For many components, the default value of renderProps is null; i.e., no RenderProps object is assigned by default and render properties are instead inherited from ancestor components further up the hierarchy. The reason for this is because RenderProps objects are fairly large (many kilobytes), and so assigning a unique one to every component could consume too much memory. Even when a RenderProps object is assigned, most of its properties are inherited by default, and so only those properties which are explicitly set will differ from those specified in ancestor components.

4.3.1 Render property taxonomy

In general, the properties in RenderProps are used to control the color, size, and style of the three primary rendering primitives: faces, lines, and points. Table 4.2 contains a complete list. Values for the shading, faceStyle, lineStyle and pointStyle properties are defined using the following enumerated types: Renderer.Shading, Renderer.FaceStyle, Renderer.PointStyle, and Renderer.LineStyle. Colors are specified using java.awt.Color.
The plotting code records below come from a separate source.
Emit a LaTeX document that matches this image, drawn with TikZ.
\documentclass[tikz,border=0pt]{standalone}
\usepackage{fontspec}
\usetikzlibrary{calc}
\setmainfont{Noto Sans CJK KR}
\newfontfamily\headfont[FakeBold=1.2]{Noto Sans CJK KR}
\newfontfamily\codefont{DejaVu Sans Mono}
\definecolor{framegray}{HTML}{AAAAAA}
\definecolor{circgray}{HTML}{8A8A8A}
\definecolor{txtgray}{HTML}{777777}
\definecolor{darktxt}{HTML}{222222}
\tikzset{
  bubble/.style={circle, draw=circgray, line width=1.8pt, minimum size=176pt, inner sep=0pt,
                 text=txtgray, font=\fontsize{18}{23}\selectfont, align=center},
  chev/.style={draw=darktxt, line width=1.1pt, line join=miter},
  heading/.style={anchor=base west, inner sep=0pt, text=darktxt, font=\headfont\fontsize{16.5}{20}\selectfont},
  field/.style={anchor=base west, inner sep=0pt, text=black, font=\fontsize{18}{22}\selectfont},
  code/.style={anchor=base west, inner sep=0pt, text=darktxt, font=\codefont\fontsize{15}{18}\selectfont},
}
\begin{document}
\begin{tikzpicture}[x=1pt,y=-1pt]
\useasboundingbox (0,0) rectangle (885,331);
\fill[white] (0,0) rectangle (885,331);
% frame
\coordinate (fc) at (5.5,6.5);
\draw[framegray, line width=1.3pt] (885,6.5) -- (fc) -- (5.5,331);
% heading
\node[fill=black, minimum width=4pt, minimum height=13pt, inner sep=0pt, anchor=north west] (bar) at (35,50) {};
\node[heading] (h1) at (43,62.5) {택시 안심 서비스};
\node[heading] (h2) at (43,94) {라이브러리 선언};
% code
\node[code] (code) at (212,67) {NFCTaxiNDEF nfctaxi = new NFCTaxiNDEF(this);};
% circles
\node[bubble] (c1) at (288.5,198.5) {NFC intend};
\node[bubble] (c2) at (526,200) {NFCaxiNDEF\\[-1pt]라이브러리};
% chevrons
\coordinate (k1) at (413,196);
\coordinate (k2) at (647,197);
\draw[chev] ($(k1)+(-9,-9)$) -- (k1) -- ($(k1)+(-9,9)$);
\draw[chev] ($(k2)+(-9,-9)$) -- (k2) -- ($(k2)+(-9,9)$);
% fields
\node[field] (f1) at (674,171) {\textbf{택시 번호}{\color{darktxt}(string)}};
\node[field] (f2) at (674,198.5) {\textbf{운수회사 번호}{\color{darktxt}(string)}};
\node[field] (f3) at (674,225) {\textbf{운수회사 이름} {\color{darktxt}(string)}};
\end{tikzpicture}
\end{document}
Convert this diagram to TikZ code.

property purpose usual default value
visible whether or not the component is visible true
alpha transparency for diffuse colors (range 0 to 1) 1 (opaque)
shading shading style: (FLAT, SMOOTH, METAL, NONE) FLAT
shininess shininess parameter (range 0 to 128) 32
specular specular color components null
faceStyle which polygonal faces are drawn (FRONT, BACK, FRONT_AND_BACK, NONE) FRONT
faceColor diffuse color for drawing faces GRAY
backColor diffuse color used for the backs of faces. If null, faceColor is used. null
drawEdges hint that polygon edges should be drawn explicitly false
colorMap color mapping properties (see Section 4.3.3) null
normalMap normal mapping properties (see Section 4.3.3) null
bumpMap bump mapping properties (see Section 4.3.3) null
edgeColor diffuse color for edges null
edgeWidth edge width in pixels 1
lineStyle: how lines are drawn (CYLINDER, LINE, or SPINDLE) LINE
lineColor diffuse color for lines GRAY
lineWidth width in pixels when LINE style is selected 1
lineRadius radius when CYLINDER or SPINDLE style is selected 1
pointStyle how points are drawn (SPHERE or POINT) POINT
pointColor diffuse color for points GRAY
pointSize point size in pixels when POINT style is selected 1
pointRadius sphere radius when SPHERE style is selected 1
Table 4.2: Render properties and their default values.

To increase and improve their visibility, both the line and point primitives are associated with styles (CYLINDER, SPINDLE, and SPHERE) that allow them to be rendered using 3D surface geometry.

Exactly how a component interprets its render properties is up to the component (and more specifically, up to the rendering method for that component). Not all render properties are relevant to all components, particularly if the rendering does not use all of the rendering primitives. For example, Particle components use only the point primitives and AxialSpring components use only the line primitives. For this reason, some components use subclasses of RenderProps, such as PointRenderProps and LineRenderProps, that expose only a subset of the available render properties. All renderable components provide the method createRenderProps() that will create and return a RenderProps object suitable for that component.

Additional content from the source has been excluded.